Published Thursday October 15, 2009

Beautiful, evocative patterns emerge from hands of ceramic artist

By John Pitcher
WORLD-HERALD STAFF WRITER

Sculptor Eric Knoche loves patterns.

He’s been known to check cloud formations for the face of Elvis.

His artwork, on display at Anderson O’Brien Fine Art in west Omaha, arranges wood-fired ceramics into beautifully evocative patterns.

In fact, the first thing you see when entering the gallery is “Aurora,” a collection of ceramic squares and rectangles that Knoche arranged into a giant starburst.

Works such as his “Untitled Expansion No. 1” and “Untitled Expansion No. 2” don’t form a specific shape. But they do seem to radiate out from a central point, like an expanding ceramic universe.

The works are abstract, hence the moniker “Untitled.” Still, the patterns of seemingly expanding ceramic tiles imbue the works with remarkable energy.

Like most ceramists, Knoche makes some functional art — that is, art that can be used around the house.

His two beautiful flower vases fall into that category. These works have a modern, angular design.

“Flower Vase No. 1” is especially striking for its decorations — the hardened pottery seems to have fossilized shells imprinted on the sides.

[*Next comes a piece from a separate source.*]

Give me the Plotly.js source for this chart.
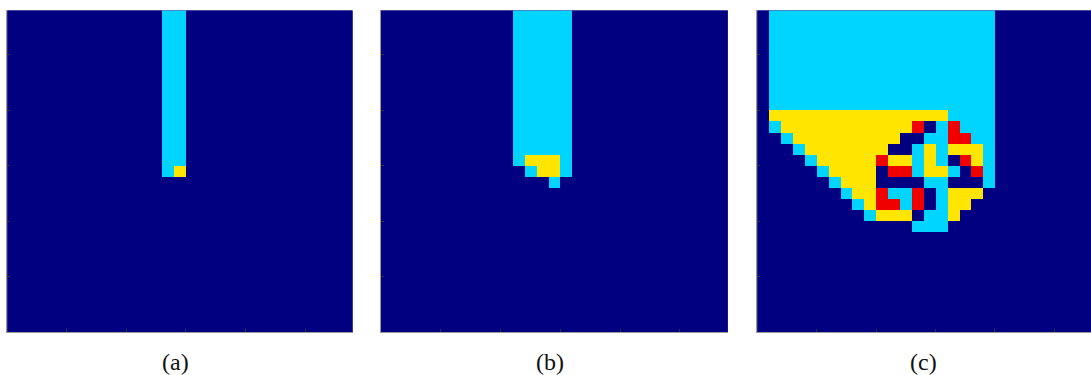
<!DOCTYPE html>
<html>
<head>
<meta charset="utf-8">
<script src="https://cdn.plot.ly/plotly-3.0.1.min.js"></script>
<style>
  html, body { margin: 0; padding: 0; background: #ffffff; }
  #plot { width: 1091px; height: 375px; }
</style>
</head>
<body>
<div id="plot"></div>
<script>
// Cell states: 0 = empty, 1 = cyan, 2 = yellow, 3 = red.
// Each grid is 29 x 29, rows written from the top row (y = 28) down to y = 0.
const stateNames = ['0', '1', '2', '3'];
const stateColors = ['#000080', '#00D5FF', '#FFE500', '#F00000'];
const panelLabels = ['(a)', '(b)', '(c)'];
const tickValues = [5, 10, 15, 20, 25];

const gridA = [
  '00000000000001100000000000000',
  '00000000000001100000000000000',
  '00000000000001100000000000000',
  '00000000000001100000000000000',
  '00000000000001100000000000000',
  '00000000000001100000000000000',
  '00000000000001100000000000000',
  '00000000000001100000000000000',
  '00000000000001100000000000000',
  '00000000000001100000000000000',
  '00000000000001100000000000000',
  '00000000000001100000000000000',
  '00000000000001100000000000000',
  '00000000000001100000000000000',
  '00000000000001200000000000000',
  '00000000000000000000000000000',
  '00000000000000000000000000000',
  '00000000000000000000000000000',
  '00000000000000000000000000000',
  '00000000000000000000000000000',
  '00000000000000000000000000000',
  '00000000000000000000000000000',
  '00000000000000000000000000000',
  '00000000000000000000000000000',
  '00000000000000000000000000000',
  '00000000000000000000000000000',
  '00000000000000000000000000000',
  '00000000000000000000000000000',
  '00000000000000000000000000000'
];

const gridB = [
  '00000000000111110000000000000',
  '00000000000111110000000000000',
  '00000000000111110000000000000',
  '00000000000111110000000000000',
  '00000000000111110000000000000',
  '00000000000111110000000000000',
  '00000000000111110000000000000',
  '00000000000111110000000000000',
  '00000000000111110000000000000',
  '00000000000111110000000000000',
  '00000000000111110000000000000',
  '00000000000111110000000000000',
  '00000000000111110000000000000',
  '00000000000122210000000000000',
  '00000000000012210000000000000',
  '00000000000000100000000000000',
  '00000000000000000000000000000',
  '00000000000000000000000000000',
  '00000000000000000000000000000',
  '00000000000000000000000000000',
  '00000000000000000000000000000',
  '00000000000000000000000000000',
  '00000000000000000000000000000',
  '00000000000000000000000000000',
  '00000000000000000000000000000',
  '00000000000000000000000000000',
  '00000000000000000000000000000',
  '00000000000000000000000000000',
  '00000000000000000000000000000'
];

const gridC = [
  '01111111111111111111000000000',
  '01111111111111111111000000000',
  '01111111111111111111000000000',
  '01111111111111111111000000000',
  '01111111111111111111000000000',
  '01111111111111111111000000000',
  '01111111111111111111000000000',
  '01111111111111111111000000000',
  '01111111111111111111000000000',
  '02222222222222221111000000000',
  '01222222222223013111000000000',
  '00122222222200113311000000000',
  '00012222222001212221000000000',
  '00001222223221210321000000000',
  '00000122220331221031000000000',
  '00000012220000110001000000000',
  '00000001223113012220000000000',
  '00000000123313012200000000000',
  '00000000012220112000000000000',
  '00000000000001110000000000000',
  '00000000000000000000000000000',
  '00000000000000000000000000000',
  '00000000000000000000000000000',
  '00000000000000000000000000000',
  '00000000000000000000000000000',
  '00000000000000000000000000000',
  '00000000000000000000000000000',
  '00000000000000000000000000000',
  '00000000000000000000000000000'
];

const grids = [gridA, gridB, gridC];

// Turn the row strings into a z matrix whose first row is y = 0.
function toMatrix(rows) {
  return rows.slice().reverse().map(r => r.split('').map(ch => stateNames.indexOf(ch)));
}

const nCells = 29;
const edges = Array.from({length: nCells + 1}, (_, i) => i);
const colorscale = stateColors.map((c, i) => [i / (stateColors.length - 1), c]);

const W = 1091, H = 375;
const yDom = [1 - 332.3 / H, 1 - 10.4 / H];
const panels = [
  {x0: 7.3, x1: 352.7, xmax: 29},
  {x0: 381.0, x1: 727.7, xmax: 29},
  {x0: 757.3, x1: 1091, xmax: (1091 - 757.3) / 11.88}
];

const data = grids.map((g, i) => ({
  type: 'heatmap',
  x: edges,
  y: edges,
  z: toMatrix(g),
  zmin: 0,
  zmax: 3,
  colorscale: colorscale,
  showscale: false,
  hoverinfo: 'skip',
  xaxis: i === 0 ? 'x' : 'x' + (i + 1),
  yaxis: i === 0 ? 'y' : 'y' + (i + 1)
}));

const layout = {
  width: W,
  height: H,
  margin: {l: 0, r: 0, t: 0, b: 0},
  paper_bgcolor: '#ffffff',
  plot_bgcolor: '#000080',
  showlegend: false,
  annotations: []
};

const labelX = [175, 550, 923];

panels.forEach((p, i) => {
  const sx = i === 0 ? '' : String(i + 1);
  const axCommon = {
    showgrid: false,
    zeroline: false,
    showticklabels: false,
    ticks: 'inside',
    ticklen: 3,
    tickwidth: 1,
    tickcolor: '#333333',
    tickvals: tickValues,
    showline: true,
    linecolor: '#999999',
    linewidth: 1,
    mirror: false,
    fixedrange: true
  };
  layout['xaxis' + sx] = Object.assign({}, axCommon, {
    domain: [p.x0 / W, p.x1 / W],
    range: [0, p.xmax],
    anchor: 'y' + sx
  });
  layout['yaxis' + sx] = Object.assign({}, axCommon, {
    domain: yDom,
    range: [0, nCells],
    anchor: 'x' + sx
  });
  layout.annotations.push({
    text: panelLabels[i],
    xref: 'paper',
    yref: 'paper',
    x: labelX[i] / W,
    y: 1 - 362 / H,
    xanchor: 'center',
    yanchor: 'middle',
    showarrow: false,
    font: {family: 'Liberation Serif, DejaVu Serif, serif', size: 24, color: '#111111'}
  });
});

Plotly.newPlot('plot', data, layout, {staticPlot: true, displayModeBar: false});
</script>
</body>
</html>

It’s as if the artist turned beautiful fossilized stone into art.

Some of Knoche’s other works are less functional.

His ceramic platters, for instance, lack flat surfaces, making them impractical for everyday use.

Knoche has some favorite shapes. One, in particular, is shaped roughly like a ship’s curved hull.

He put two of them together in a work called “Two Boats.”

He arranged six of them in a work called “Stacked Ribcage in Six Pieces.” They’re stacked to look somewhat like a bow tie.

Knoche encourages the viewer to imagine his ceramics arranged in different patterns.

That’s kind of what he does when he searches for Elvis in the clouds.